Begin Information supplied

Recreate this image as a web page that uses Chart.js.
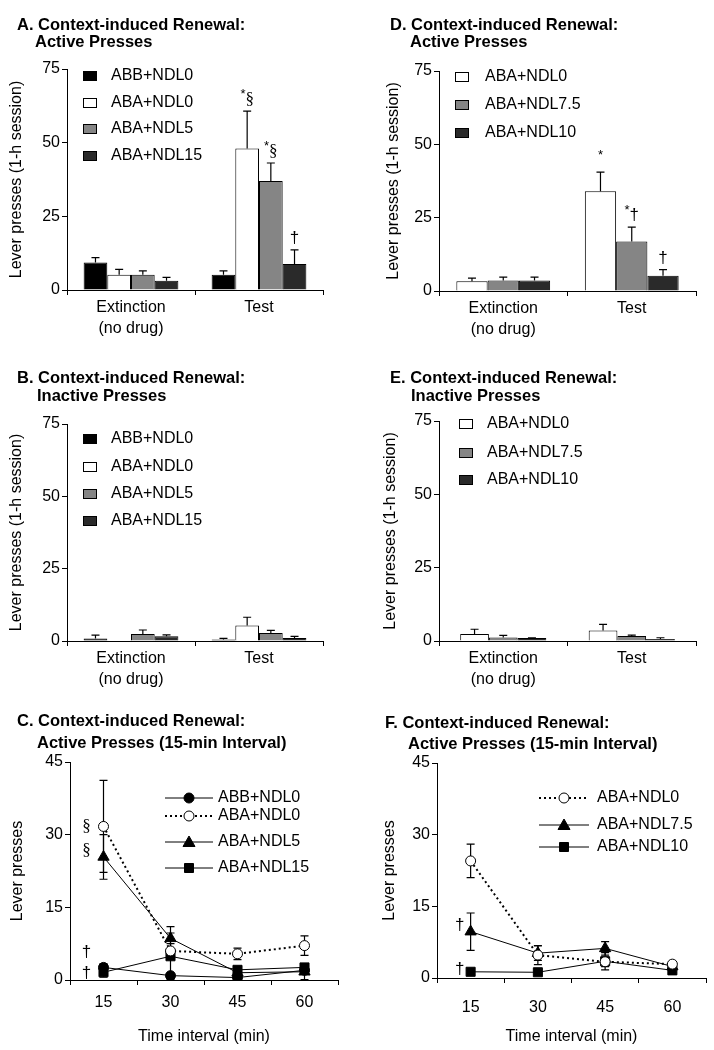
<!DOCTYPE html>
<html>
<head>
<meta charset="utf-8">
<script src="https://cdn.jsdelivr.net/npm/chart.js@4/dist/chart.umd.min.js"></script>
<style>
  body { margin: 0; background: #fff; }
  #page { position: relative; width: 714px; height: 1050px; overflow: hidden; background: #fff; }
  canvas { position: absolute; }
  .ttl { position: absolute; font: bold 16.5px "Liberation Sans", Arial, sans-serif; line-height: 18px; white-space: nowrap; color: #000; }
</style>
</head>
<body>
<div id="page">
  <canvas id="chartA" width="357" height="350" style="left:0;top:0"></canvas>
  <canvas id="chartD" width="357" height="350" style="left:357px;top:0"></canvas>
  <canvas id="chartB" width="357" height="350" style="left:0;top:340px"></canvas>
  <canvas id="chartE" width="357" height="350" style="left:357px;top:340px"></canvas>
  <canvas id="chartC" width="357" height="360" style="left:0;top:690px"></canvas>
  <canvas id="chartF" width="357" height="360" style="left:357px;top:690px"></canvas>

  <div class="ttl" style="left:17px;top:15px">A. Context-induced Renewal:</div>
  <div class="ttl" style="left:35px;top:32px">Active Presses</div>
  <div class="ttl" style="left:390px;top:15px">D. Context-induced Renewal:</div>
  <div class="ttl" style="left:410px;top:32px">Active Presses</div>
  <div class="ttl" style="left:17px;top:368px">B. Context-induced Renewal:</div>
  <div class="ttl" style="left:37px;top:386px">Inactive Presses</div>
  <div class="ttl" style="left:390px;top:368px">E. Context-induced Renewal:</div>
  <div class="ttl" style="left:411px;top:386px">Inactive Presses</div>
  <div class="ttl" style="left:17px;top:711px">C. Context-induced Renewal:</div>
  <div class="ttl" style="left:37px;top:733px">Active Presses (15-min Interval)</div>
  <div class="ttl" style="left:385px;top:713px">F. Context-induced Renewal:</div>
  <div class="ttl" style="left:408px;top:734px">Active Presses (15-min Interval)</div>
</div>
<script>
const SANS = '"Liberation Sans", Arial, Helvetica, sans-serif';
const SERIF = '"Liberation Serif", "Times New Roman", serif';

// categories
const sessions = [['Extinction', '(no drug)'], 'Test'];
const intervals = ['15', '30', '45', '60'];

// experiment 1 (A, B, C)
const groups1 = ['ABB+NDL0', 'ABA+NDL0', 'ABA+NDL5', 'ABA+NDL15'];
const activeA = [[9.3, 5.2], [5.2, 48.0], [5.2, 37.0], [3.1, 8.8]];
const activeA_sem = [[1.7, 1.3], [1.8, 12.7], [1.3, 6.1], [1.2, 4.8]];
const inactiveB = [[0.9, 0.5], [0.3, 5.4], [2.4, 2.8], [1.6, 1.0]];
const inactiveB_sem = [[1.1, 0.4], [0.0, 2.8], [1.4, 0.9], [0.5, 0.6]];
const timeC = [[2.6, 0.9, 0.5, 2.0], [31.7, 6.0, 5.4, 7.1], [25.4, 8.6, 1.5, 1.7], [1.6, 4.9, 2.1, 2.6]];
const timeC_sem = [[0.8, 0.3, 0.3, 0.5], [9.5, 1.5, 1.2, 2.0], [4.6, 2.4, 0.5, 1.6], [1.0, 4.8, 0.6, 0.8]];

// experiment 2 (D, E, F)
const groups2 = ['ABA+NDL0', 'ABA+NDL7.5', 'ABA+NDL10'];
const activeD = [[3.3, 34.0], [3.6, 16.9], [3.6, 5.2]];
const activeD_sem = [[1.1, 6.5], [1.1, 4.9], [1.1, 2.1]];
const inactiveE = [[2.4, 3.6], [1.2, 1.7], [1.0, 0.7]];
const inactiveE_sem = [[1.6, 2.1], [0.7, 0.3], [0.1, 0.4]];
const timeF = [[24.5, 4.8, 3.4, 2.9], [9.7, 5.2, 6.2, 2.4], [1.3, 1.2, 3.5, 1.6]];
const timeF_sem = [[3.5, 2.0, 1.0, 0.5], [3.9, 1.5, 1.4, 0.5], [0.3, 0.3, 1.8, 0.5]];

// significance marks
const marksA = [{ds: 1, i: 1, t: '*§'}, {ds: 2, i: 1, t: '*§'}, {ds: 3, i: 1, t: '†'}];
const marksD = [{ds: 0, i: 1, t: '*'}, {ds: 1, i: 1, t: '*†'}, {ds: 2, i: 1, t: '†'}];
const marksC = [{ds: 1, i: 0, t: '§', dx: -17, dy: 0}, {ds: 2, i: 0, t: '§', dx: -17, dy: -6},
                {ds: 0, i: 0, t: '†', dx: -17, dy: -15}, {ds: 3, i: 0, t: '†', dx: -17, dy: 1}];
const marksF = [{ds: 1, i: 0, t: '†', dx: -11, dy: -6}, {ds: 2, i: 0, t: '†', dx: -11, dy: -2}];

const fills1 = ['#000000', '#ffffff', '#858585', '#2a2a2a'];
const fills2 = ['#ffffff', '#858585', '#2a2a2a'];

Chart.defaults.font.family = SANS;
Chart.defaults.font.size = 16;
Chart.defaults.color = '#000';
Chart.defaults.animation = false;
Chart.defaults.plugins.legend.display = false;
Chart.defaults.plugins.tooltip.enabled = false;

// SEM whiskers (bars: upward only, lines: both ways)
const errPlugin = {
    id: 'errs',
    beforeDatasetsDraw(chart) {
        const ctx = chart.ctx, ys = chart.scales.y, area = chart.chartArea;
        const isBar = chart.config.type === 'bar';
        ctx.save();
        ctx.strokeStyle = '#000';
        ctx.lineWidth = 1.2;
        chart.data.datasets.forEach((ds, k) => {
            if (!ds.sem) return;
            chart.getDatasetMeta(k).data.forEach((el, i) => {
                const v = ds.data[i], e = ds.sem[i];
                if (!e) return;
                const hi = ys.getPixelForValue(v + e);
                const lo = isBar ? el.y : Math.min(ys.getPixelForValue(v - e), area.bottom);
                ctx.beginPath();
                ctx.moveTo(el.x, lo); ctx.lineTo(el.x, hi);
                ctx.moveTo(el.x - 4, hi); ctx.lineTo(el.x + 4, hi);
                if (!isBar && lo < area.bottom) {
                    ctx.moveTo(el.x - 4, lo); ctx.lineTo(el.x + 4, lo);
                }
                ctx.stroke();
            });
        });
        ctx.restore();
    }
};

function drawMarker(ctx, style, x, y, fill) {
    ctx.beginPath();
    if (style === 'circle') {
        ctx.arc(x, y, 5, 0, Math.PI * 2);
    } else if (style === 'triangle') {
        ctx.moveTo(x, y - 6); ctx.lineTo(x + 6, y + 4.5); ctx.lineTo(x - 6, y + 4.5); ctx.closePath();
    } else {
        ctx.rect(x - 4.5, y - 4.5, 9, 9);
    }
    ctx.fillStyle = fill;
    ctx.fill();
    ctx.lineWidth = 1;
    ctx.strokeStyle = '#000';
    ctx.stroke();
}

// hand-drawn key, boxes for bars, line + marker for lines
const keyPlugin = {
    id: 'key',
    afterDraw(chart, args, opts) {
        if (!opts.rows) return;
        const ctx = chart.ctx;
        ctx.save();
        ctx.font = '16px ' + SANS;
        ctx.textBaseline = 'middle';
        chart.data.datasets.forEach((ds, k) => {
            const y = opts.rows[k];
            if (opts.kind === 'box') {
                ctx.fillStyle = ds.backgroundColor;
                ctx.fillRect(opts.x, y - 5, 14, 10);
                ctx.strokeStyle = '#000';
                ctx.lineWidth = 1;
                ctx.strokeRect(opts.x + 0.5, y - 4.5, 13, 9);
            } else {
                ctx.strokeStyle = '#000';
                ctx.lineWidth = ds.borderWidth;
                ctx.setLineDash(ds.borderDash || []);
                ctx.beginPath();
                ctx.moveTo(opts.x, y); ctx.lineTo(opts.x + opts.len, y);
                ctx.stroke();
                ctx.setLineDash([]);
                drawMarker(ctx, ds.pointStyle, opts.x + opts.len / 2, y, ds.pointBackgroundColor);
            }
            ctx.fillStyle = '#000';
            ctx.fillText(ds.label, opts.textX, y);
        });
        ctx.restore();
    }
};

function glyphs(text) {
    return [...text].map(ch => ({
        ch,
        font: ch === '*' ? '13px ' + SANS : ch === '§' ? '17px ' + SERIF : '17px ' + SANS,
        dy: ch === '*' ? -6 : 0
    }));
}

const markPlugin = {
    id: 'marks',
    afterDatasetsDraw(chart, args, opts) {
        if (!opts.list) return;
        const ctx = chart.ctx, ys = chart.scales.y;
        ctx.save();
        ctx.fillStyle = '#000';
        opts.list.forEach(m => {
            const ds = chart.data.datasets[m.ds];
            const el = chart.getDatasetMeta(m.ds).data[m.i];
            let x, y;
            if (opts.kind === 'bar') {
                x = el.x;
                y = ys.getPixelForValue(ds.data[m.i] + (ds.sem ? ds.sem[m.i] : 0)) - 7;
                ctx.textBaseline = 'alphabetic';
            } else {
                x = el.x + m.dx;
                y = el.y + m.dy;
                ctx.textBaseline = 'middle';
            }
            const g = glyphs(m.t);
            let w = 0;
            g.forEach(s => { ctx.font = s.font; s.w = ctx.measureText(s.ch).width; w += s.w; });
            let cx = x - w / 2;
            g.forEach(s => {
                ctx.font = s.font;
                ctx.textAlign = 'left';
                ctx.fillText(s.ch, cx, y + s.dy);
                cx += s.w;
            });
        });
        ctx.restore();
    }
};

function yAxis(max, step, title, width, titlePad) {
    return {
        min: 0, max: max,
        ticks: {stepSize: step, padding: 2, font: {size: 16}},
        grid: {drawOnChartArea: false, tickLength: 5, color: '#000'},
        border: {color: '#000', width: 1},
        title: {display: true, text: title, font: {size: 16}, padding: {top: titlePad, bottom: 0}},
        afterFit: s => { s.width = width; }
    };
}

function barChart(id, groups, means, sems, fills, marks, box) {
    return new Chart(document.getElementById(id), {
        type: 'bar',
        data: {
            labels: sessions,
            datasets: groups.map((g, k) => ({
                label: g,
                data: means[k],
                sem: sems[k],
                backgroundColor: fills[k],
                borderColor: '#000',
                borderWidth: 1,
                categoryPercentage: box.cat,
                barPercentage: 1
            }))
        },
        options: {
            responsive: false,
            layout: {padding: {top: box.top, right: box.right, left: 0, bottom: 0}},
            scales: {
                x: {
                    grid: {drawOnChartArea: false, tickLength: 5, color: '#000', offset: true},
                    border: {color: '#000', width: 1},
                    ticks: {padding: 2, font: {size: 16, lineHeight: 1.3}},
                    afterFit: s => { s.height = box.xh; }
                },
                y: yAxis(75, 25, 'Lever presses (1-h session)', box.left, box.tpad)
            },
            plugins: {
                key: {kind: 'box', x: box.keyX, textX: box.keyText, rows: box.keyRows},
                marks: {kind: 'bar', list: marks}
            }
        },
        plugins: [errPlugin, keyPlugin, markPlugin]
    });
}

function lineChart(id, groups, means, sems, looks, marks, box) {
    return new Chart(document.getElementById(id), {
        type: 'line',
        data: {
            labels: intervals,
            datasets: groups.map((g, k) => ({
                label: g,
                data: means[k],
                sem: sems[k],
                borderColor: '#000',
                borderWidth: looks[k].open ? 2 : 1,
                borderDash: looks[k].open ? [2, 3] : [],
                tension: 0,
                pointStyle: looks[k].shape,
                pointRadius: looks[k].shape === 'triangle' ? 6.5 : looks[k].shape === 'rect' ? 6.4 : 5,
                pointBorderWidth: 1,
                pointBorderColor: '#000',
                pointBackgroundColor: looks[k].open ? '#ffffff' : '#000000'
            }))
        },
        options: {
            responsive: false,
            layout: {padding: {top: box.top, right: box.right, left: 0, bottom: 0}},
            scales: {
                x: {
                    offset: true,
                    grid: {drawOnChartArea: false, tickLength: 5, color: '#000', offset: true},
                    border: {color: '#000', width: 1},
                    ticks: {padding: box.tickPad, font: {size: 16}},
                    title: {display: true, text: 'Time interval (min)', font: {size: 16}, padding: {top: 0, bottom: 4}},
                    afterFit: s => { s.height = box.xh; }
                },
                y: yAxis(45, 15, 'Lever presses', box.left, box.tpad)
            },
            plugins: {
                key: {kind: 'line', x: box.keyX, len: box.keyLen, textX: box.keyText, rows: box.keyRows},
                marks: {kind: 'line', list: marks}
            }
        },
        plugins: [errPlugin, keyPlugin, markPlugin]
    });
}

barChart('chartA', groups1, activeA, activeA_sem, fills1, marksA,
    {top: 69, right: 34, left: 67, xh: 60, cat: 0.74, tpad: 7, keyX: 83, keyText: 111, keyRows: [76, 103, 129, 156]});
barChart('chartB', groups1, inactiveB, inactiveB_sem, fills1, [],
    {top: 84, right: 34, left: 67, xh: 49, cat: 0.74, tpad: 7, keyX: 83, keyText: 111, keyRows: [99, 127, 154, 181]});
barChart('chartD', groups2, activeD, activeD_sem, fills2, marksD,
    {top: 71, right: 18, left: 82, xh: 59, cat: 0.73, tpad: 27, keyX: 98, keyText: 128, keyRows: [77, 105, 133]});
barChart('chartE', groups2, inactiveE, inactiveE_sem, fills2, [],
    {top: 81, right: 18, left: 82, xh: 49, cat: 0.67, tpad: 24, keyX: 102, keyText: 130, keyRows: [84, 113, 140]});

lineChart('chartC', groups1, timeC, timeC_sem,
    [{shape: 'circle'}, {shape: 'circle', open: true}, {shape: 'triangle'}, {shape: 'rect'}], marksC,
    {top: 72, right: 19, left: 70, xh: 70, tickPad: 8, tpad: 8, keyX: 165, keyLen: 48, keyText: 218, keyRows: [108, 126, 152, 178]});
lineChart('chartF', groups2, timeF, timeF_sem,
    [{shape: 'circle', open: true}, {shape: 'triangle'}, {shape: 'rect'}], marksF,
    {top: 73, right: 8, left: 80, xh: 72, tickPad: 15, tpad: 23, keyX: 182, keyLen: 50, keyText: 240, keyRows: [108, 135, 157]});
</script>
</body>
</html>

End Information supplied

◆ To be done ◆
Collect, from the material above, every line containing the word "page".

◆ Response ◆
Recreate this image as a web page that uses Chart.js.
  #page { position: relative; width: 714px; height: 1050px; overflow: hidden; background: #fff; }
<div id="page">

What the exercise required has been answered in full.